■ WHAT TO PRODUCE: Without the pictures, print the lines running from the beginning of the material to the line containing "const yTitle = 'Norepinephrine (µg/kg/min)';", both ends included.
**** MATERIAL PROVIDED ****
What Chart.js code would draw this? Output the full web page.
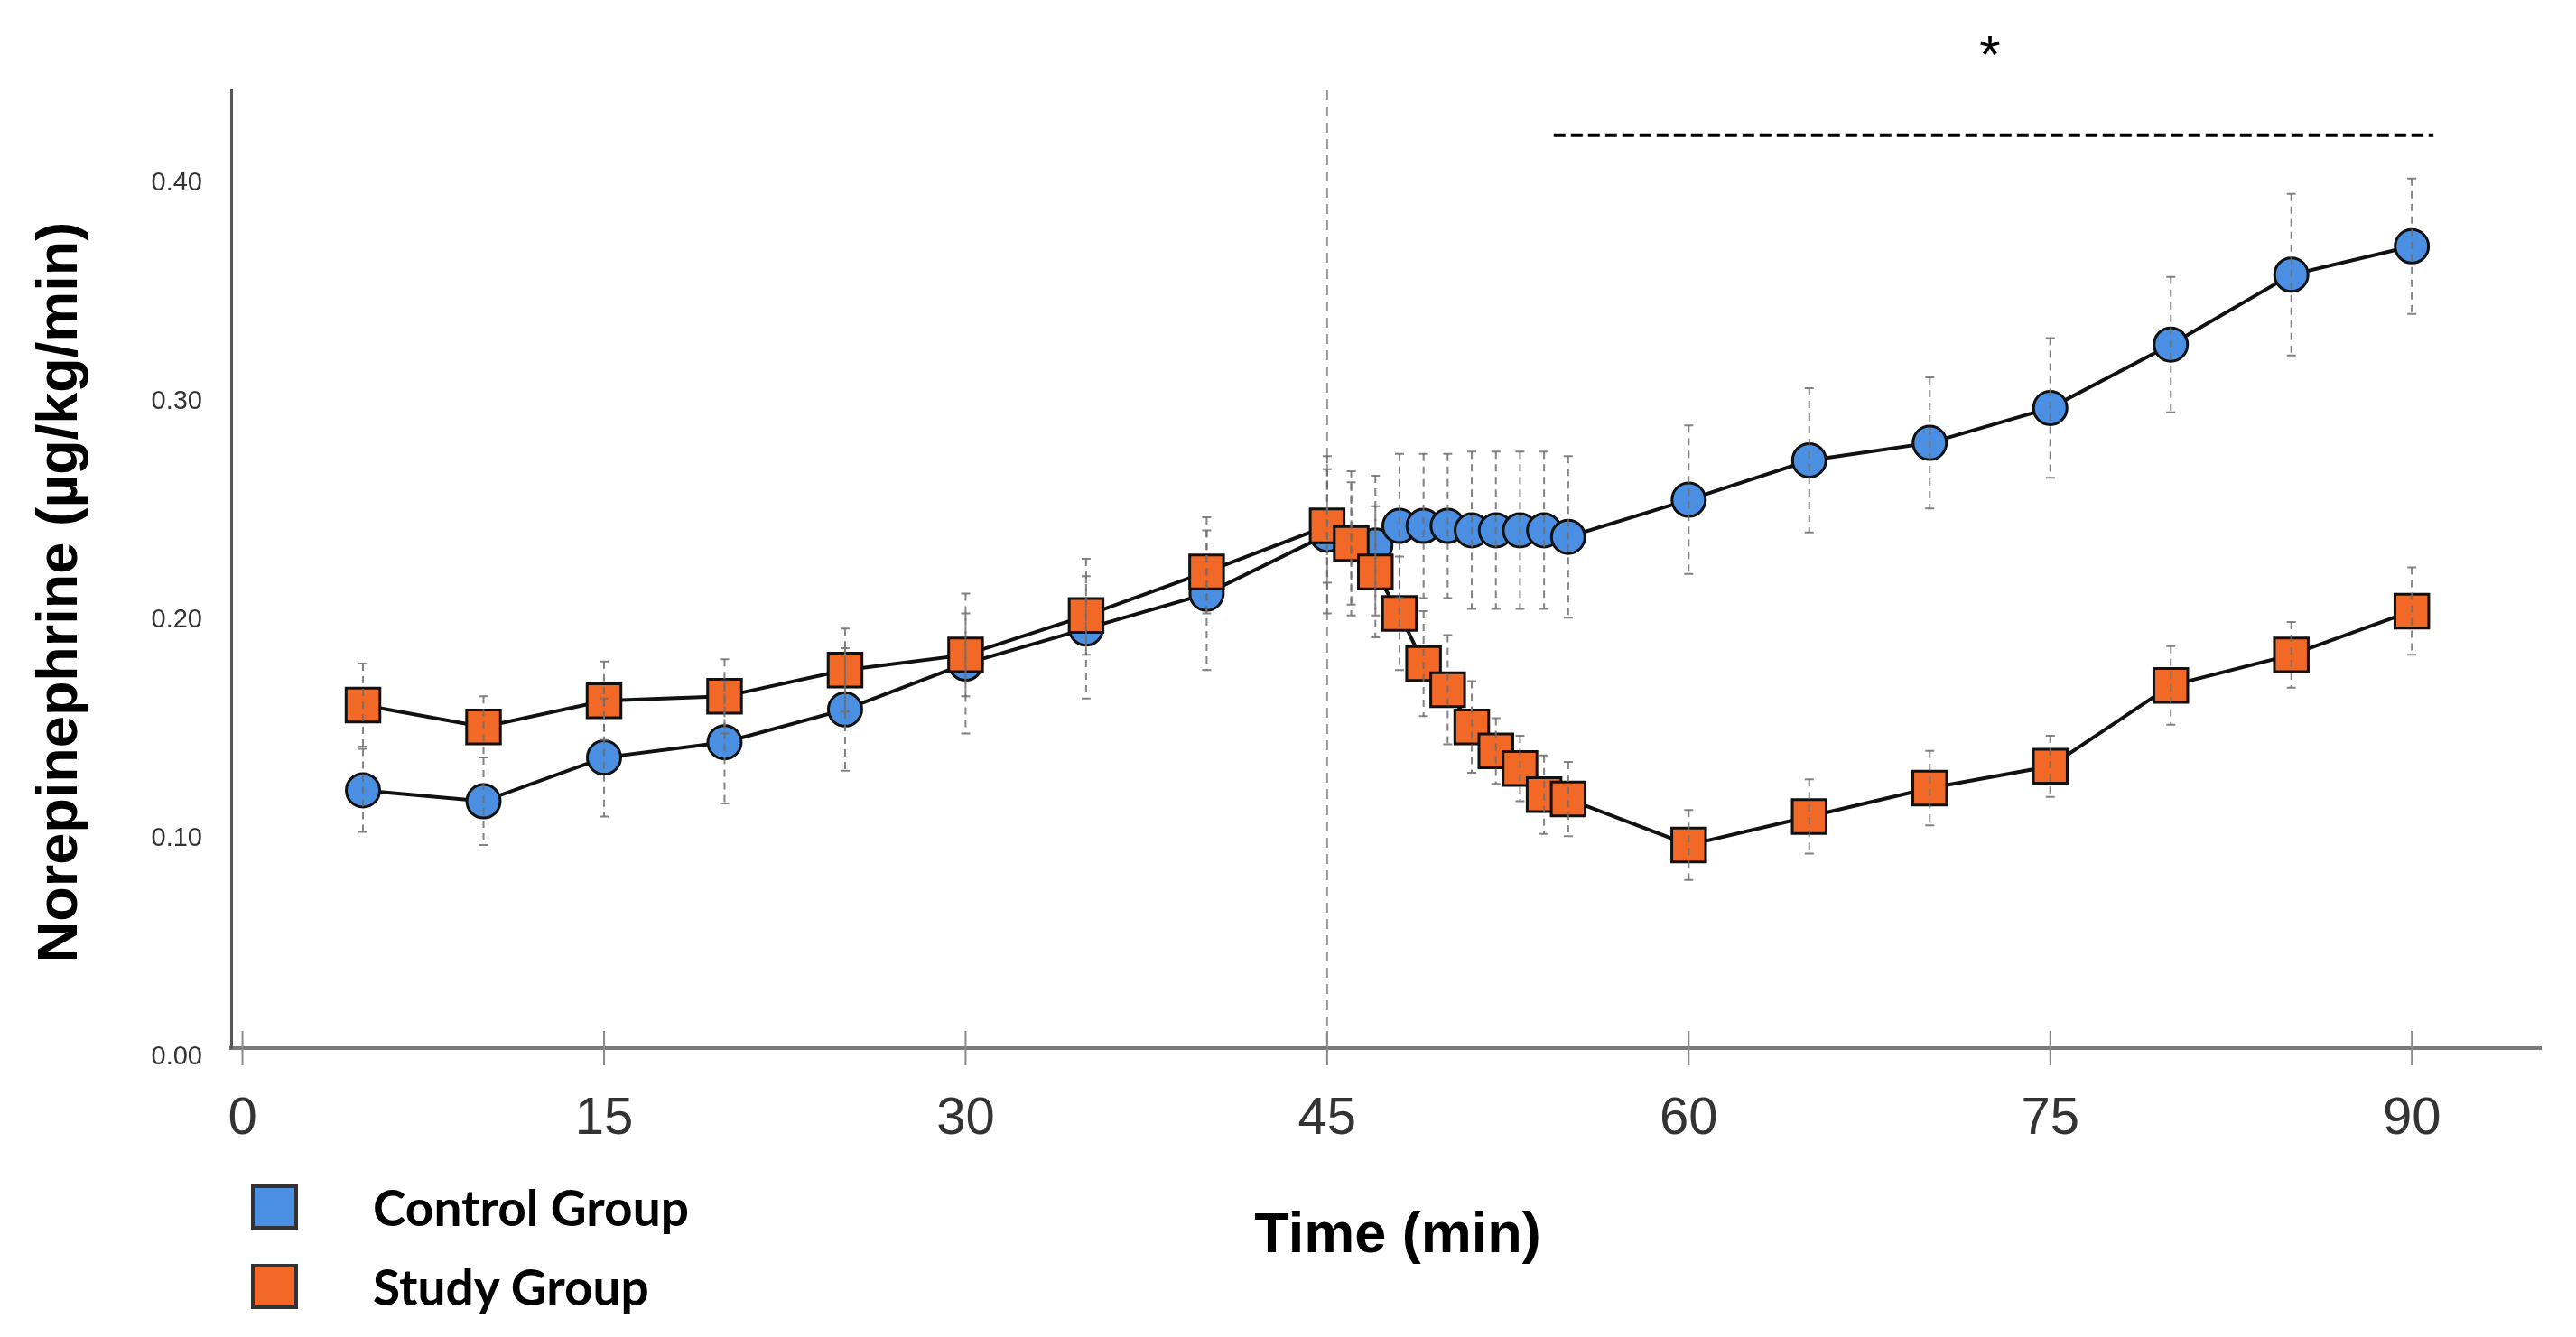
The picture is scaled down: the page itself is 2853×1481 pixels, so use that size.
<!DOCTYPE html>
<html>
<head>
<meta charset="utf-8">
<script src="https://cdn.jsdelivr.net/npm/chart.js@4.4.1/dist/chart.umd.min.js"></script>
<style>
  html, body { margin: 0; padding: 0; background: #fff; }
  #wrap { position: relative; width: 2853px; height: 1481px; overflow: hidden; }
  #legend { position: absolute; left: 278px; top: 1312px; font-family: Lato, "Open Sans", sans-serif; font-weight: 700; font-size: 55px; color: #000; }
  .item { display: flex; align-items: center; height: 50px; margin-bottom: 38px; }
  .sw { width: 52px; height: 50px; box-sizing: border-box; border: 4px solid #333; }
  .lbl { margin-left: 83px; line-height: 50px; white-space: nowrap; }
</style>
</head>
<body>
<div id="wrap">
  <canvas id="c" width="2853" height="1481"></canvas>
  <div id="legend"></div>
</div>
<script>
// ---- data ----
const times = [5,10,15,20,25,30,35,40,45,46,47,48,49,50,51,52,53,54,55,60,65,70,75,80,85,90];
const controlMean = [0.118,0.113,0.133,0.140,0.155,0.176,0.192,0.208,0.235,0.231,0.230,0.239,0.239,0.239,0.237,0.237,0.237,0.237,0.234,0.251,0.269,0.277,0.293,0.322,0.354,0.367];
const controlErr  = [0.019,0.020,0.027,0.028,0.028,0.032,0.032,0.035,0.036,0.033,0.032,0.033,0.033,0.033,0.036,0.036,0.036,0.036,0.037,0.034,0.033,0.030,0.032,0.031,0.037,0.031];
const studyMean   = [0.157,0.147,0.159,0.161,0.173,0.180,0.198,0.218,0.239,0.231,0.218,0.199,0.176,0.164,0.147,0.136,0.128,0.116,0.114,0.093,0.106,0.119,0.129,0.166,0.180,0.200];
const studyErr    = [0.019,0.014,0.018,0.017,0.019,0.019,0.018,0.019,0.026,0.028,0.030,0.026,0.024,0.025,0.021,0.015,0.015,0.018,0.017,0.016,0.017,0.017,0.014,0.018,0.015,0.020];
const seriesLabels = ['Control Group', 'Study Group'];
const seriesColors = ['#4A8FE2', '#F26826'];
const xTicks = [0, 15, 30, 45, 60, 75, 90];
const yTicks = [0.00, 0.10, 0.20, 0.30, 0.40];
const refLineX = 45;
const sigStart = 54.4, sigEnd = 90.9, sigY = 0.4178;
const starX = 72.5, starY = 0.4605;
const xTitle = 'Time (min)';
const yTitle = 'Norepinephrine (µg/kg/min)';

// ---- legend (HTML) ----
const lg = document.getElementById('legend');
seriesLabels.forEach((t, i) => {
  const d = document.createElement('div'); d.className = 'item';
  const s = document.createElement('div'); s.className = 'sw'; s.style.background = seriesColors[i];
  const l = document.createElement('div'); l.className = 'lbl'; l.textContent = t;
  d.appendChild(s); d.appendChild(l); lg.appendChild(d);
});

const errors = [controlErr, studyErr];

const refLinePlugin = {
  id: 'refLine',
  beforeDatasetsDraw(chart) {
    const {ctx, chartArea, scales: {x}} = chart;
    const px = x.getPixelForValue(refLineX);
    ctx.save();
    ctx.strokeStyle = '#9a9a9a'; ctx.lineWidth = 2; ctx.setLineDash([11, 7]);
    ctx.beginPath(); ctx.moveTo(px, chartArea.top); ctx.lineTo(px, chartArea.bottom); ctx.stroke();
    ctx.restore();
  }
};

const errorBarPlugin = {
  id: 'errBars',
  afterDatasetsDraw(chart) {
    const {ctx, scales: {y}} = chart;
    ctx.save();
    chart.data.datasets.forEach((ds, di) => {
      const meta = chart.getDatasetMeta(di);
      const err = errors[di];
      meta.data.forEach((pt, i) => {
        const v = ds.data[i].y;
        const yt = y.getPixelForValue(v + err[i]);
        const yb = y.getPixelForValue(v - err[i]);
        ctx.strokeStyle = 'rgba(110,110,110,0.85)';
        ctx.lineWidth = 2;
        ctx.setLineDash([8, 6]);
        ctx.beginPath(); ctx.moveTo(pt.x, yt); ctx.lineTo(pt.x, yb); ctx.stroke();
        ctx.setLineDash([]);
        ctx.beginPath();
        ctx.moveTo(pt.x - 5, yt); ctx.lineTo(pt.x + 5, yt);
        ctx.moveTo(pt.x - 5, yb); ctx.lineTo(pt.x + 5, yb);
        ctx.stroke();
      });
    });
    ctx.restore();
  }
};

const axisTickPlugin = {
  id: 'axisTicks',
  afterDraw(chart) {
    const {ctx, chartArea, scales: {x}} = chart;
    ctx.save();
    ctx.strokeStyle = '#8a8a8a'; ctx.lineWidth = 2;
    x.ticks.forEach(t => {
      const px = x.getPixelForValue(t.value);
      ctx.beginPath(); ctx.moveTo(px, chartArea.bottom - 19); ctx.lineTo(px, chartArea.bottom + 19); ctx.stroke();
    });
    ctx.restore();
  }
};

const titlePlugin = {
  id: 'axisTitles',
  afterDraw(chart) {
    const {ctx} = chart;
    ctx.save();
    ctx.fillStyle = '#000';
    ctx.font = 'bold 63px "Liberation Sans", Arial, sans-serif';
    ctx.textAlign = 'center'; ctx.textBaseline = 'middle';
    ctx.fillText(xTitle, 1548, 1370);
    ctx.translate(68, 656);
    ctx.rotate(-Math.PI / 2);
    ctx.fillText(yTitle, 0, 0);
    ctx.restore();
  }
};

const sigPlugin = {
  id: 'sig',
  afterDraw(chart) {
    const {ctx, scales: {x, y}} = chart;
    ctx.save();
    const py = y.getPixelForValue(sigY);
    ctx.strokeStyle = '#000'; ctx.lineWidth = 4; ctx.setLineDash([13, 6]);
    ctx.beginPath(); ctx.moveTo(x.getPixelForValue(sigStart), py); ctx.lineTo(x.getPixelForValue(sigEnd), py); ctx.stroke();
    ctx.setLineDash([]);
    ctx.fillStyle = '#000';
    ctx.font = '60px "Liberation Sans", Arial, sans-serif';
    ctx.textAlign = 'center'; ctx.textBaseline = 'alphabetic';
    ctx.fillText('*', x.getPixelForValue(starX), y.getPixelForValue(starY) + 34);
    ctx.restore();
  }
};

const mk = (arr) => times.map((t, i) => ({x: t, y: arr[i]}));

new Chart(document.getElementById('c'), {
  type: 'line',
  data: {
    datasets: [
      {
        label: seriesLabels[0], data: mk(controlMean),
        borderColor: '#111', borderWidth: 4,
        pointStyle: 'circle', pointRadius: 18.5, pointBorderWidth: 3,
        pointBackgroundColor: seriesColors[0], pointBorderColor: '#111',
        order: 2
      },
      {
        label: seriesLabels[1], data: mk(studyMean),
        borderColor: '#111', borderWidth: 4,
        pointStyle: 'rect', pointRadius: 26.5, pointBorderWidth: 3,
        pointBackgroundColor: seriesColors[1], pointBorderColor: '#111',
        order: 1
      }
    ]
  },
  options: {
    responsive: false, animation: false, devicePixelRatio: 1,
    layout: { padding: { top: 100, right: 39, left: 0, bottom: 0 } },
    plugins: { legend: { display: false }, tooltip: { enabled: false } },
    elements: { line: { tension: 0 } },
    scales: {
      x: {
        type: 'linear', min: -0.47, max: 95.35,
        afterBuildTicks: s => { s.ticks = xTicks.map(v => ({value: v})); },
        afterFit: s => { s.height = 320; },
        grid: { display: false, drawTicks: false },
        border: { display: true, color: '#7a7a7a', width: 4 },
        ticks: { autoSkip: false, maxRotation: 0, padding: 44, color: '#333',
                 font: { family: '"Liberation Sans", Arial, sans-serif', size: 58 },
                 callback: v => String(v) },
        title: { display: false, text: xTitle }
      },
      y: {
        type: 'linear', min: 0, max: 0.4384,
        afterBuildTicks: s => { s.ticks = yTicks.map(v => ({value: v})); },
        afterFit: s => { s.width = 256; },
        grid: { display: false, drawTicks: false },
        border: { display: true, color: '#555', width: 3 },
        ticks: { padding: 32, labelOffset: 10, color: '#333',
                 font: { family: '"Liberation Sans", Arial, sans-serif', size: 29 },
                 callback: v => Number(v).toFixed(2) },
        title: { display: false, text: yTitle }
      }
    }
  },
  plugins: [refLinePlugin, errorBarPlugin, axisTickPlugin, titlePlugin, sigPlugin]
});
</script>
</body>
</html>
****
■ COMPLETE RESPONSE:
What Chart.js code would draw this? Output the full web page.
The picture is scaled down: the page itself is 2853×1481 pixels, so use that size.
<!DOCTYPE html>
<html>
<head>
<meta charset="utf-8">
<script src="https://cdn.jsdelivr.net/npm/chart.js@4.4.1/dist/chart.umd.min.js"></script>
<style>
  html, body { margin: 0; padding: 0; background: #fff; }
  #wrap { position: relative; width: 2853px; height: 1481px; overflow: hidden; }
  #legend { position: absolute; left: 278px; top: 1312px; font-family: Lato, "Open Sans", sans-serif; font-weight: 700; font-size: 55px; color: #000; }
  .item { display: flex; align-items: center; height: 50px; margin-bottom: 38px; }
  .sw { width: 52px; height: 50px; box-sizing: border-box; border: 4px solid #333; }
  .lbl { margin-left: 83px; line-height: 50px; white-space: nowrap; }
</style>
</head>
<body>
<div id="wrap">
  <canvas id="c" width="2853" height="1481"></canvas>
  <div id="legend"></div>
</div>
<script>
// ---- data ----
const times = [5,10,15,20,25,30,35,40,45,46,47,48,49,50,51,52,53,54,55,60,65,70,75,80,85,90];
const controlMean = [0.118,0.113,0.133,0.140,0.155,0.176,0.192,0.208,0.235,0.231,0.230,0.239,0.239,0.239,0.237,0.237,0.237,0.237,0.234,0.251,0.269,0.277,0.293,0.322,0.354,0.367];
const controlErr  = [0.019,0.020,0.027,0.028,0.028,0.032,0.032,0.035,0.036,0.033,0.032,0.033,0.033,0.033,0.036,0.036,0.036,0.036,0.037,0.034,0.033,0.030,0.032,0.031,0.037,0.031];
const studyMean   = [0.157,0.147,0.159,0.161,0.173,0.180,0.198,0.218,0.239,0.231,0.218,0.199,0.176,0.164,0.147,0.136,0.128,0.116,0.114,0.093,0.106,0.119,0.129,0.166,0.180,0.200];
const studyErr    = [0.019,0.014,0.018,0.017,0.019,0.019,0.018,0.019,0.026,0.028,0.030,0.026,0.024,0.025,0.021,0.015,0.015,0.018,0.017,0.016,0.017,0.017,0.014,0.018,0.015,0.020];
const seriesLabels = ['Control Group', 'Study Group'];
const seriesColors = ['#4A8FE2', '#F26826'];
const xTicks = [0, 15, 30, 45, 60, 75, 90];
const yTicks = [0.00, 0.10, 0.20, 0.30, 0.40];
const refLineX = 45;
const sigStart = 54.4, sigEnd = 90.9, sigY = 0.4178;
const starX = 72.5, starY = 0.4605;
const xTitle = 'Time (min)';
const yTitle = 'Norepinephrine (µg/kg/min)';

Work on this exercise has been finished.